ラベルを見て最も驚愕したことはルロワというドメーヌが持つ格よりも、ワインがここまで「土地のイメージを映しとれる」ということだ。私のテイスティング能力の問題ではなく、ワインにイメージを思い浮かべて推測を進める人ならば、きっと誰でもボンヌ・マールに行き着いたと思う。

ただ残念なことに少し疑問は持ちつつ香りはOKとしたものの、口に含むと微かなブショネ。フランス人の言う「トレ・レジェモン・ブショネ(ごくごく僅かなブショネ)」であった。レストランで突き返すことは微妙すぎるくらいのブショネである。だがそんなコンディションにも拘わらずテロワールのイメージが体現されていることは驚異的で、感動してしまったのだから、もしレストランでこのボトルに出会っても結局はそのまま飲んだと思う。

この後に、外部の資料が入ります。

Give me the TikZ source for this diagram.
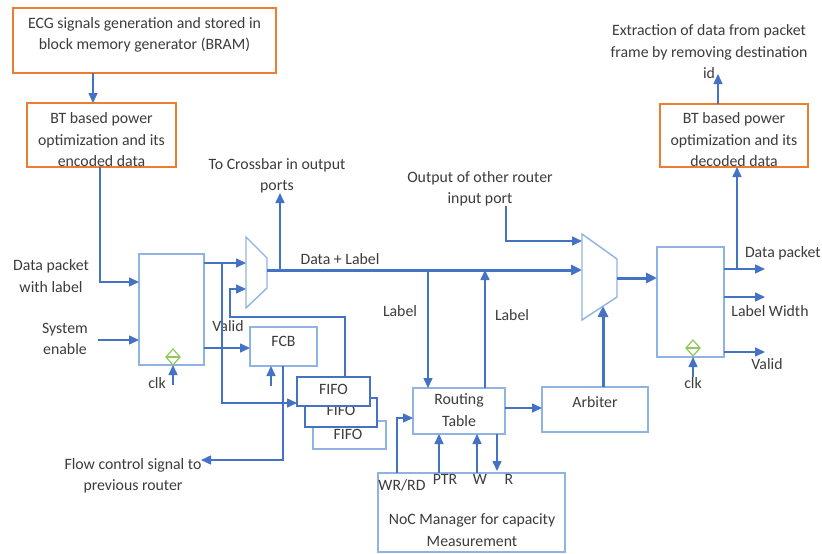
\documentclass[tikz,border=0pt]{standalone}
\usepackage{fontspec}
\setmainfont{Carlito}
\usetikzlibrary{arrows.meta,shapes.geometric}
\definecolor{wireblue}{RGB}{68,114,196}
\definecolor{frameblue}{RGB}{143,180,227}
\definecolor{accentorange}{RGB}{237,125,49}
\definecolor{labelgray}{RGB}{60,60,60}
\definecolor{clkgreen}{RGB}{146,200,90}
\begin{document}
\begin{tikzpicture}[x=1pt,y=-1pt,
  every node/.style={inner sep=0pt, outer sep=0pt},
  lbl/.style={text=labelgray, font=\fontsize{15.8}{21.5}\selectfont, align=center},
  frame/.style={draw=frameblue, line width=1.4pt, fill=white},
  darkframe/.style={draw=wireblue, line width=1.4pt, fill=white},
  srcbox/.style={draw=accentorange, line width=2.2pt},
  muxline/.style={draw=frameblue, line width=1.4pt, line join=miter},
  wire/.style={draw=wireblue, line width=1.5pt, -{Triangle[length=10pt,width=9pt]}},
  busarrow/.style={draw=wireblue, line width=3pt, -{Triangle[length=11pt,width=10pt]}},
  clkmark/.style={diamond, draw=clkgreen, line width=1.2pt, minimum width=14pt, minimum height=16pt}
]
\fill[white] (0,0) rectangle (822,554);
\useasboundingbox (0,0) rectangle (822,554);

% ---- source memory and encoder ----
\node[srcbox, minimum width=263pt, minimum height=65pt] (ecg) at (144.5,40.5) {};
\node[lbl] (ecgtxt) at (144.5,35) {ECG signals generation and stored in\\block memory generator (BRAM)};
\node[srcbox, minimum width=149pt, minimum height=64pt] (enc) at (101.5,135) {};
\node[lbl] (enctxt) at (101.5,140) {BT based power\\optimization and its\\encoded data};

% ---- decoder ----
\node[srcbox, minimum width=148pt, minimum height=63pt] (dec) at (734,135.5) {};
\node[lbl] (dectxt) at (734,140) {BT based power\\optimization and its\\decoded data};
\node[lbl] (extrtxt) at (709,52) {Extraction of data from packet\\frame by removing destination\\id};

% ---- input register ----
\node[frame, minimum width=65pt, minimum height=111pt] (inreg) at (171.5,309.5) {};
\node[clkmark] (inclk) at (173,357) {};
\draw[draw=clkgreen, line width=1.2pt] (inclk.west) -- (inclk.east);
\node[lbl] (inclktxt) at (157,383) {clk};
\node[lbl] (pkt) at (51,276) {Data packet\\with label};
\node[lbl] (en) at (65,339) {System\\enable};

% ---- flow control block ----
\node[frame, minimum width=67pt, minimum height=39pt] (fcb) at (283.5,346.5) {};
\node[lbl] (fcbtxt) at (283.5,341) {FCB};
\node[lbl] (validin) at (228,326) {Valid};
\node[lbl] (flow) at (133,476) {Flow control signal to\\previous router};

% ---- FIFO stack ----
\node[frame, minimum width=73pt, minimum height=28pt] (fifoC) at (349.5,435) {};
\node[lbl] (fifoCtxt) at (348,434) {FIFO};
\node[darkframe, minimum width=72pt, minimum height=29pt] (fifoB) at (341,412.5) {};
\node[lbl] (fifoBtxt) at (341,410) {FIFO};
\node[darkframe, minimum width=73pt, minimum height=29pt] (fifoA) at (333.5,391.5) {};
\node[lbl] (fifoAtxt) at (333.5,389) {FIFO};

% ---- routing, arbiter, manager ----
\node[frame, minimum width=92pt, minimum height=46pt] (routing) at (459,411) {};
\node[lbl] (routingtxt) at (459,410) {Routing\\Table};
\node[frame, minimum width=106pt, minimum height=45pt] (arbiter) at (595,409.5) {};
\node[lbl] (arbitertxt) at (595,402) {Arbiter};
\node[frame, minimum width=187pt, minimum height=79pt] (noc) at (471.5,512.5) {};
\node[lbl] (noctxt) at (472,530) {NoC Manager for capacity\\Measurement};
\node[lbl] (wrrd) at (402,485) {WR/RD};
\node[lbl] (ptr) at (445,479) {PTR};
\node[lbl] (wsig) at (480,479) {W};
\node[lbl] (rsig) at (509,479) {R};

% ---- output register ----
\node[frame, minimum width=67pt, minimum height=110pt] (outreg) at (690.5,302) {};
\node[clkmark] (outclk) at (693,348) {};
\draw[draw=clkgreen, line width=1.2pt] (outclk.west) -- (outclk.east);
\node[lbl] (outclktxt) at (693,383) {clk};
\node[lbl, anchor=west] (pktout) at (745,253) {Data packet};
\node[lbl] (lw) at (770,311) {Label Width};
\node[lbl] (validout) at (767,364) {Valid};

% ---- multiplexers ----
\node[minimum width=21pt, minimum height=71pt] (mux1) at (256.5,272.5) {};
\draw[muxline] (mux1.north west) -- ([yshift=-21pt]mux1.north east)
  -- ([yshift=20pt]mux1.south east) -- (mux1.south west) -- cycle;
\node[minimum width=35pt, minimum height=86pt] (mux2) at (599.5,277) {};
\draw[muxline] (mux2.north west) -- ([yshift=-25pt]mux2.north east)
  -- ([yshift=23pt]mux2.south east) -- (mux2.south west) -- cycle;
\node[lbl] (buslbl) at (340,259) {Data + Label};
\node[lbl] (xbartxt) at (277,176) {To Crossbar in output\\ports};
\node[lbl] (othertxt) at (480,189) {Output of other router\\input port};
\node[lbl] (lbl1) at (400,311) {Label};
\node[lbl] (lbl2) at (512,315) {Label};

% ---- free ends and bends ----
\coordinate (inclksrc) at (173,385);
\coordinate (ensrc) at (98,340);
\coordinate (fork) at (222,263);
\coordinate (fbturn) at (230,317);
\coordinate (fcbsrc) at (271,386);
\coordinate (flowtip) at (201,460);
\coordinate (busy) at (0,270);
\coordinate (xbar) at (280,193);
\coordinate (othersrc) at (506,206);
\coordinate (sel) at (603,306);
\coordinate (outclksrc) at (693,377);
\coordinate (outA) at (765,269);
\coordinate (outB) at (765,297);
\coordinate (outC) at (765,352);
\coordinate (extr) at (718,74);
\coordinate (rtip) at (497,471);

% ---- connectors ----
\draw[wire] (ecg.south -| 93,0) -- (enc.north -| 93,0);
\draw[wire] (enc.south -| 100,0) |- (inreg.west |- 0,282);
\draw[wire] (ensrc) -- (ensrc -| inreg.west);
\draw[wire] (inclksrc) -- (inclksrc |- inreg.south);
\draw[wire] (inreg.east |- fork) -- (mux1.west |- fork);
\draw[wire] (fork) |- (fifoA.west |- 0,403);
\draw[wire] (fifoA.north -| 345,0) |- (fbturn) |- (mux1.west |- 0,289);
\draw[wire] (inreg.east |- 0,348) -- (fcb.west |- 0,348);
\draw[wire] (fcbsrc) -- (fcbsrc |- fcb.south);
\draw[wire] (fcb.south -| 283,0) |- (flowtip);

\draw[busarrow] (mux1.east |- busy) -- (mux2.west |- busy);
\draw[wire] (xbar |- busy) -- (xbar);
\draw[wire] (428,0 |- busy) -- (routing.north -| 428,0);
\draw[wire] (routing.north -| 485,0) -- (485,0 |- busy);
\draw[wire] (othersrc) |- (mux2.west |- 0,241);
\draw[busarrow] (mux2.east |- 0,278) -- (outreg.west |- 0,278);
\draw[busarrow] (arbiter.north -| sel) -- (sel);

\draw[wire] (routing.east |- 0,408) -- (arbiter.west |- 0,408);
\draw[wire] (noc.north -| 397,0) |- (routing.west |- 0,418);
\draw[wire] (noc.north -| 439,0) -- (routing.south -| 439,0);
\draw[wire] (noc.north -| 477,0) -- (routing.south -| 477,0);
\draw[wire] (routing.south -| rtip) -- (rtip);

\draw[wire] (outclksrc) -- (outclksrc |- outreg.south);
\draw[wire] (outreg.east |- outA) -- (outA);
\draw[wire] (outreg.east |- outB) -- (outB);
\draw[wire] (outreg.east |- outC) -- (outC);
\draw[wire] (737,0 |- outA) -- (dec.south -| 737,0);
\draw[wire] (dec.north -| extr) -- (extr);
\end{tikzpicture}
\end{document}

しかしフランスで購入したにも拘わらず(個人的には、フランスから直接持ち帰ったものの方が、熟成は遅く感じている)1990年代前半と感じてしまった理由は、この極軽のブショネのせいだったのかもしれない。そしてこれが完璧な状態だったら、一体どんな世界を展開してくれたを想像し、身震いしてしまうのだ。

 

不思議だ。飲む度に不思議だ。「マダムの仕事ぶり」に関する噂話が真実で、この味わいが生まれるのなら、他の生産者達は立つ瀬がない。と言うか、常識ごとひっくり返しそうな勢いである。もしくは、もしマダムが現場にいない人であるのなら、マダムのオーラがドーヴネの館を満たし、才能のある醸造者や栽培人が奇跡を生み続けているとしか思えない。そしてどちらにせよ、マダムの存在感無しに、このドメーヌは語れない。

門戸はごく僅かの人に開かれ、噂が噂を呼び、一方で奇跡的な味わいを生み出すドーヴネの館。謎である。